None of those are inherently fatal, either alone or in combination. To illustrate, imagine I did a study where I took 20 people, subjected them to a 10 minute ice bath, followed by a chest X-ray, and then put them naked in a steel cage and lowered the cage to the bottom of a swimming pool for 20 minutes (yes, the pool is full of water). Study participants are not told beforehand that they will be going into water.

And suppose further that 9 of them are still alive when I pull them out of the water. Not only are they alive, they are conscious, alert, and show no ill effects from 20 minutes underwater.

That would be a study worth talking about despite the sample size and lack of control and short time span.

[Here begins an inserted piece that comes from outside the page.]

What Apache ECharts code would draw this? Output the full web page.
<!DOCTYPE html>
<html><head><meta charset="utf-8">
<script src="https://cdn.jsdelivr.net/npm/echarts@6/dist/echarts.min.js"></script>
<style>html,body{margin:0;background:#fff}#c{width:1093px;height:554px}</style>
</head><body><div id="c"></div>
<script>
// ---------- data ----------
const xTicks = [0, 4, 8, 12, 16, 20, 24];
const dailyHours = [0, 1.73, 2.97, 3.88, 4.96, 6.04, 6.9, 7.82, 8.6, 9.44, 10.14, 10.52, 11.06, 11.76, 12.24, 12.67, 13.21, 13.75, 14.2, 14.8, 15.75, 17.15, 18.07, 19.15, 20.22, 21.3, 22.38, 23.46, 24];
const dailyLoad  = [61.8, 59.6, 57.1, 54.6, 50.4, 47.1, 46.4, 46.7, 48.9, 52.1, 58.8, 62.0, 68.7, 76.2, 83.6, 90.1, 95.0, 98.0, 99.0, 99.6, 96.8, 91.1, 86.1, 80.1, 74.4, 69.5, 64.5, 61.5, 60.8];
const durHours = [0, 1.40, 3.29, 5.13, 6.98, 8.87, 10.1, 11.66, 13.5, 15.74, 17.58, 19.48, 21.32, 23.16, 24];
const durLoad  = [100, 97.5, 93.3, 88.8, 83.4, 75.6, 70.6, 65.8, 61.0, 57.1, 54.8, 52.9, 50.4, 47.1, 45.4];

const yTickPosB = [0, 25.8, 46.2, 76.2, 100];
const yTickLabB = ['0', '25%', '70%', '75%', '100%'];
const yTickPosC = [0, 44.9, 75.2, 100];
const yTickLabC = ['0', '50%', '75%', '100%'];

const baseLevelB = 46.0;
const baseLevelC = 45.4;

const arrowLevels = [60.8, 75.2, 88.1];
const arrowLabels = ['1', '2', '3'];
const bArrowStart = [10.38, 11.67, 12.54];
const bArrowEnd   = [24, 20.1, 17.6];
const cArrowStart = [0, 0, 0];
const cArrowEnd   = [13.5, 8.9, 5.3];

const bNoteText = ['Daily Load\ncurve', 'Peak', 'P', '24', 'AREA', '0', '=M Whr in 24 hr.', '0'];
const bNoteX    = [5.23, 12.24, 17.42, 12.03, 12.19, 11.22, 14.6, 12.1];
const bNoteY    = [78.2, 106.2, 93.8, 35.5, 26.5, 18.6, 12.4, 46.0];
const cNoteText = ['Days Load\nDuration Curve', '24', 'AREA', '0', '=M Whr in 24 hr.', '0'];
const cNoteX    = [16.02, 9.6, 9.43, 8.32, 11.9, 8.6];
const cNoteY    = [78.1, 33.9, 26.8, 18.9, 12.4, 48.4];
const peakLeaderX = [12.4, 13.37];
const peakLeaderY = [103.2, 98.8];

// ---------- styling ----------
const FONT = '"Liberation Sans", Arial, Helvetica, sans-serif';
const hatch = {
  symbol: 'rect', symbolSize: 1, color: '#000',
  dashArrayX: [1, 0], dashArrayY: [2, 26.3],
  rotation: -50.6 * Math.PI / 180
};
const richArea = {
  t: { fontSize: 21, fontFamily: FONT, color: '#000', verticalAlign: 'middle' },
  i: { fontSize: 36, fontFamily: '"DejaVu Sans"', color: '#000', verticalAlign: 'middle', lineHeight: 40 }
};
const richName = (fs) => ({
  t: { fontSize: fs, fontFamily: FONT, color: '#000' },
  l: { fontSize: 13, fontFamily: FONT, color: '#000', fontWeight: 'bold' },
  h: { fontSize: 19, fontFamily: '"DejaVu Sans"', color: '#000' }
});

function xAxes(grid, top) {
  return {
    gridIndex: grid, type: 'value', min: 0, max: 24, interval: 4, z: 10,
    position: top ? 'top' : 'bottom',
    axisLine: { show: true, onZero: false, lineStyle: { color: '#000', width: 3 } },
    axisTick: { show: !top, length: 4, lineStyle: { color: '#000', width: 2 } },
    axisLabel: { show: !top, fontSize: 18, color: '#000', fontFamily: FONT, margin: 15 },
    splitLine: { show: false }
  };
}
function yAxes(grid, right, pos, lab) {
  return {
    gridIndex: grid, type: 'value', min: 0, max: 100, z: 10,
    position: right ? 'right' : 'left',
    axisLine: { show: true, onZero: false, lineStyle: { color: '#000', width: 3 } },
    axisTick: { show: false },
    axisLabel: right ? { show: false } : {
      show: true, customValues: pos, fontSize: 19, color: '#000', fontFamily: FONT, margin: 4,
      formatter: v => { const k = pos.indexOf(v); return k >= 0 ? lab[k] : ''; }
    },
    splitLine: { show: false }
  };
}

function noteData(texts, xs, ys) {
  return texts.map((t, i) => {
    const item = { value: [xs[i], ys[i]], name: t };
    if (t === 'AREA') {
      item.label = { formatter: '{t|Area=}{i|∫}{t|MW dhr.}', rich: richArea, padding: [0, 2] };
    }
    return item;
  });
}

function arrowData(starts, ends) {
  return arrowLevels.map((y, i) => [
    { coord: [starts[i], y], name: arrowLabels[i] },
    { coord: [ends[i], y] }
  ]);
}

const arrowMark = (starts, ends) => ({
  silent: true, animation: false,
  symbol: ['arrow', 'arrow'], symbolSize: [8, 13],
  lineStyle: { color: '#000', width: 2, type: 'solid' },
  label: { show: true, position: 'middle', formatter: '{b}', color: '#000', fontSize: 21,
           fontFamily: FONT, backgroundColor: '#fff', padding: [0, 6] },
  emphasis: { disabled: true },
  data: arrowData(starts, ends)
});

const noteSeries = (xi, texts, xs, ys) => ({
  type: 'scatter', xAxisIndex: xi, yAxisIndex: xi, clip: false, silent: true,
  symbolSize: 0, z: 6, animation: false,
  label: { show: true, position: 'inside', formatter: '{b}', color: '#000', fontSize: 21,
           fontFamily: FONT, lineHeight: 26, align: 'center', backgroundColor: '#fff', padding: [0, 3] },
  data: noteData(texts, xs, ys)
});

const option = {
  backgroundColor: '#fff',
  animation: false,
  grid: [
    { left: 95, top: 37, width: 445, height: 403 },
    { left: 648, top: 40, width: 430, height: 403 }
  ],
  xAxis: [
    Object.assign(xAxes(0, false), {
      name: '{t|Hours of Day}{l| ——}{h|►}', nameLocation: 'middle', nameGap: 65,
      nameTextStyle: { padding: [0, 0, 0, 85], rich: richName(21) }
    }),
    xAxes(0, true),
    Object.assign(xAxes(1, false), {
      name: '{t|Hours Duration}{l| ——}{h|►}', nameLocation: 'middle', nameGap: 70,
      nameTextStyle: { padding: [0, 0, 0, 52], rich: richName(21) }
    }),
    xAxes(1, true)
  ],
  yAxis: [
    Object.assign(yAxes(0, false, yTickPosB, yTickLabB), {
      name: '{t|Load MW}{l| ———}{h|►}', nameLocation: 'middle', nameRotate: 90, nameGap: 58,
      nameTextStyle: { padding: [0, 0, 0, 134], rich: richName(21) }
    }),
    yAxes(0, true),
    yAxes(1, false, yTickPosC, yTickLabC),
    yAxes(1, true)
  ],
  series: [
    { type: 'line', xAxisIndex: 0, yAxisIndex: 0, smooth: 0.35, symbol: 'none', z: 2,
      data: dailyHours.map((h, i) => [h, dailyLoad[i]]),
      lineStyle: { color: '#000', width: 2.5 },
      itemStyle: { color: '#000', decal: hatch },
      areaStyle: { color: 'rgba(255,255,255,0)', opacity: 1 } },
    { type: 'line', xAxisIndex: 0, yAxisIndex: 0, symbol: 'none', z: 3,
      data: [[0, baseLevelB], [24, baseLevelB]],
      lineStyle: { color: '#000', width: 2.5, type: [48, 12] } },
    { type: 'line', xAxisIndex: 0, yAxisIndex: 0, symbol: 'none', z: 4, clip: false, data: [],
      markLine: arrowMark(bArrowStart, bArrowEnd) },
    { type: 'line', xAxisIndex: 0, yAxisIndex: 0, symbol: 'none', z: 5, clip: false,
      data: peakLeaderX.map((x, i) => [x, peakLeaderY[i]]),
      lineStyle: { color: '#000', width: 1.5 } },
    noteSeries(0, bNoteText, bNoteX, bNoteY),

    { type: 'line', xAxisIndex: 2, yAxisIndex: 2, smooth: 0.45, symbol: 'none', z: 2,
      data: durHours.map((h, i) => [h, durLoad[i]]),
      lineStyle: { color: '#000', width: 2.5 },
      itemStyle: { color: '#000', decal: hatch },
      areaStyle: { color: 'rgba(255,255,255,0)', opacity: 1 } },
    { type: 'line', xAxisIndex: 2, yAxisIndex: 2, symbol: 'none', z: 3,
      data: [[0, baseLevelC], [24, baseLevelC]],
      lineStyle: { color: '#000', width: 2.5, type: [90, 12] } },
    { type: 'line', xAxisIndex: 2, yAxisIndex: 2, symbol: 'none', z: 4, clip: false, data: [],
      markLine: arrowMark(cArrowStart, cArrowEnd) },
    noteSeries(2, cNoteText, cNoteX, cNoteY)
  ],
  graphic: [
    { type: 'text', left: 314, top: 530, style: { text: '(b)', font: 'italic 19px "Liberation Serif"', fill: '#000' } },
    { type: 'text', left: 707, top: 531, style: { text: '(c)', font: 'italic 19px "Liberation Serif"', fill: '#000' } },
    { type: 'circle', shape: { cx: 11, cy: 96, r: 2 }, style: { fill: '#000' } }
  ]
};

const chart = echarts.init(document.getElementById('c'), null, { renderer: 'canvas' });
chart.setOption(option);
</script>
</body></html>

Those would not be a fatal problems because we already know a lot about what happens to humans in general who spend 20 minutes without diving equipment underwater. We have a good idea of what the probability is for a human to survive such a thing, and can estimate the probability that my sample included 9 such people. It would be close to zero. Heck, even if I had the misfortune of accidentally getting my sample at a free diving competition the chances that I'd get 9 people who could hold their breaths for 20 minutes would be very low.

From a knowledge building perspective, this study is not helpful. All this does is show that maybe there is something to look at in a more well funded study.
> All this does is show that maybe there is something to look at in a more well funded study.

That's what lies at the start of almost all knowledge in science.

> laughable time span

Maybe participants refused to stand more?